WHAT TO WORK ON -
Of the material below, the lines to be retyped are those from the line containing "Clone this diagram in TikZ." through the line containing "(0,0) rectangle (960,641);", inclusive; reproduce them exactly.

THE DATA -
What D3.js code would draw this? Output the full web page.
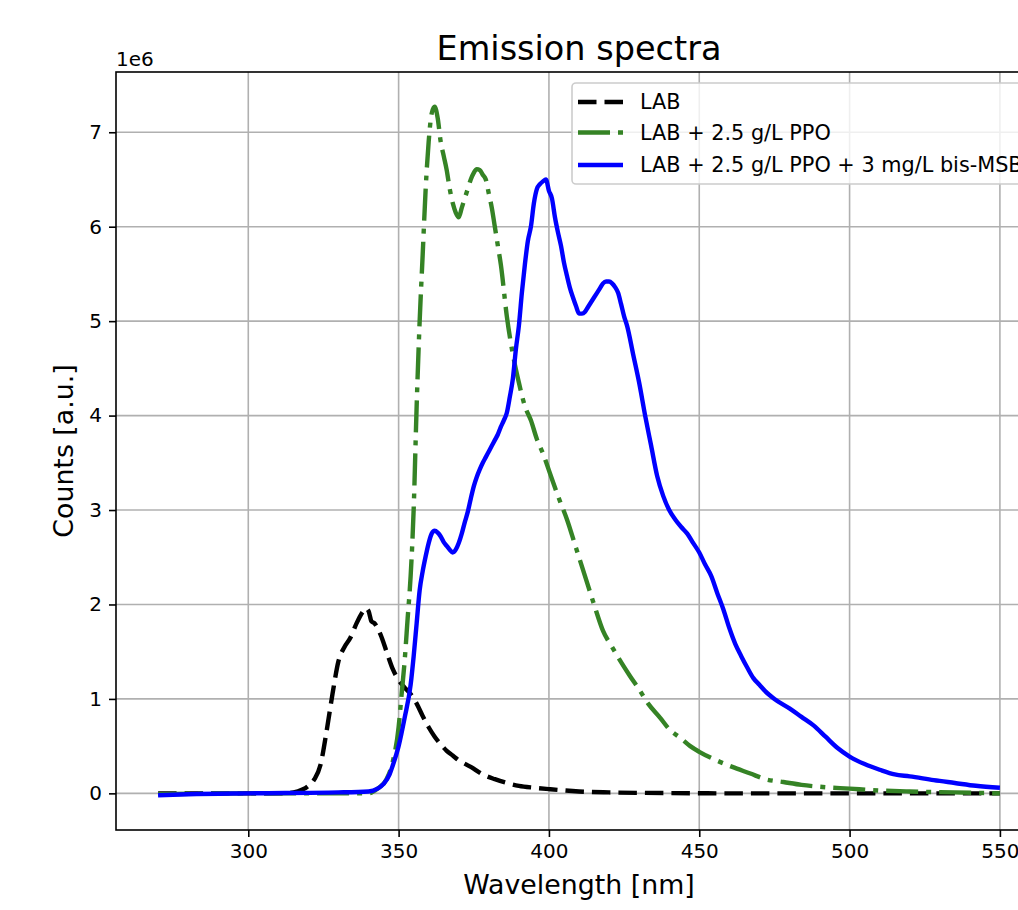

...

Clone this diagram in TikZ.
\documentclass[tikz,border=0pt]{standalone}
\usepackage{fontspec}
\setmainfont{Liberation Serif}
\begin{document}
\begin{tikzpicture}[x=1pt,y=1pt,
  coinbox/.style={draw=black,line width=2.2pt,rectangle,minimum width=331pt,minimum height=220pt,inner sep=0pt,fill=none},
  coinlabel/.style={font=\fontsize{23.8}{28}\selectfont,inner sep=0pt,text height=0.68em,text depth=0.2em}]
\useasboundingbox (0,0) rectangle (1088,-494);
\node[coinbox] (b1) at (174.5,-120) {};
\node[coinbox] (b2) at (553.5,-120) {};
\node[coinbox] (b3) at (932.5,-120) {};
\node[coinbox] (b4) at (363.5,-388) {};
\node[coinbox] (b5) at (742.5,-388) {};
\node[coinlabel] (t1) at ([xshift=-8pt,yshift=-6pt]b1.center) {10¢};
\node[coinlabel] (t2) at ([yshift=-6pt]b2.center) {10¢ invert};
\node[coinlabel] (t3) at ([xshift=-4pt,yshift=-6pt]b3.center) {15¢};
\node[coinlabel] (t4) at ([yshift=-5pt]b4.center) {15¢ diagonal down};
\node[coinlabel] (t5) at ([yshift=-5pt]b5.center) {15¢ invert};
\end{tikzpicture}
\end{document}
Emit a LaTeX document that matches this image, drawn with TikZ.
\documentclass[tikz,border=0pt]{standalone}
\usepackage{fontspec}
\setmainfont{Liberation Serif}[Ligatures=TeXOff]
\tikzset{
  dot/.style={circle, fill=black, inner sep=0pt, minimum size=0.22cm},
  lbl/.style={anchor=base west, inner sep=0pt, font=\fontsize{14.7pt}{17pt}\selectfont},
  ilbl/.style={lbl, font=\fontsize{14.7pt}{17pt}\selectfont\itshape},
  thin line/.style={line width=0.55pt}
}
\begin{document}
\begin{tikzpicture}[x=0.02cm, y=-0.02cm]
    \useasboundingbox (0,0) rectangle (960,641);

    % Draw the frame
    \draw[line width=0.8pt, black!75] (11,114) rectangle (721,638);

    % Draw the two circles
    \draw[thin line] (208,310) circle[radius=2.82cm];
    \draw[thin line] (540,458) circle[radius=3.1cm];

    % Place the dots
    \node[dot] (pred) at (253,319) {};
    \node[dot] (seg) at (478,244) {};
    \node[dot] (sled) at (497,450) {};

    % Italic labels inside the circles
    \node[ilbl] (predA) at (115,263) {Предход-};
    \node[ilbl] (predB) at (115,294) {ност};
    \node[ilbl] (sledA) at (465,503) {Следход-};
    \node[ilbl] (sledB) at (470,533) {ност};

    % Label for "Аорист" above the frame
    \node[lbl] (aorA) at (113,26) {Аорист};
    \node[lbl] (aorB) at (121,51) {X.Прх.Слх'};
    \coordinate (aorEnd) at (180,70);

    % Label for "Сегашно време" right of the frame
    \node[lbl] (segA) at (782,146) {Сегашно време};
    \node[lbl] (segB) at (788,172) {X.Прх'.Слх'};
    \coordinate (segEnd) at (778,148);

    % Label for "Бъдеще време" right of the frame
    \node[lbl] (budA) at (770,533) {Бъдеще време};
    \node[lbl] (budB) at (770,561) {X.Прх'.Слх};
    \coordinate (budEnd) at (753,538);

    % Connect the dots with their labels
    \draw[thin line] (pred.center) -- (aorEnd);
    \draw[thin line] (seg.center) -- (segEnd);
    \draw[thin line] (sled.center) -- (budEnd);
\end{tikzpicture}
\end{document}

EXPECTED ANSWER -
Clone this diagram in TikZ.
\documentclass[tikz,border=0pt]{standalone}
\usepackage{fontspec}
\setmainfont{Liberation Serif}
\begin{document}
\begin{tikzpicture}[x=1pt,y=1pt,
  coinbox/.style={draw=black,line width=2.2pt,rectangle,minimum width=331pt,minimum height=220pt,inner sep=0pt,fill=none},
  coinlabel/.style={font=\fontsize{23.8}{28}\selectfont,inner sep=0pt,text height=0.68em,text depth=0.2em}]
\useasboundingbox (0,0) rectangle (1088,-494);
\node[coinbox] (b1) at (174.5,-120) {};
\node[coinbox] (b2) at (553.5,-120) {};
\node[coinbox] (b3) at (932.5,-120) {};
\node[coinbox] (b4) at (363.5,-388) {};
\node[coinbox] (b5) at (742.5,-388) {};
\node[coinlabel] (t1) at ([xshift=-8pt,yshift=-6pt]b1.center) {10¢};
\node[coinlabel] (t2) at ([yshift=-6pt]b2.center) {10¢ invert};
\node[coinlabel] (t3) at ([xshift=-4pt,yshift=-6pt]b3.center) {15¢};
\node[coinlabel] (t4) at ([yshift=-5pt]b4.center) {15¢ diagonal down};
\node[coinlabel] (t5) at ([yshift=-5pt]b5.center) {15¢ invert};
\end{tikzpicture}
\end{document}
Emit a LaTeX document that matches this image, drawn with TikZ.
\documentclass[tikz,border=0pt]{standalone}
\usepackage{fontspec}
\setmainfont{Liberation Serif}[Ligatures=TeXOff]
\tikzset{
  dot/.style={circle, fill=black, inner sep=0pt, minimum size=0.22cm},
  lbl/.style={anchor=base west, inner sep=0pt, font=\fontsize{14.7pt}{17pt}\selectfont},
  ilbl/.style={lbl, font=\fontsize{14.7pt}{17pt}\selectfont\itshape},
  thin line/.style={line width=0.55pt}
}
\begin{document}
\begin{tikzpicture}[x=0.02cm, y=-0.02cm]
    \useasboundingbox (0,0) rectangle (960,641);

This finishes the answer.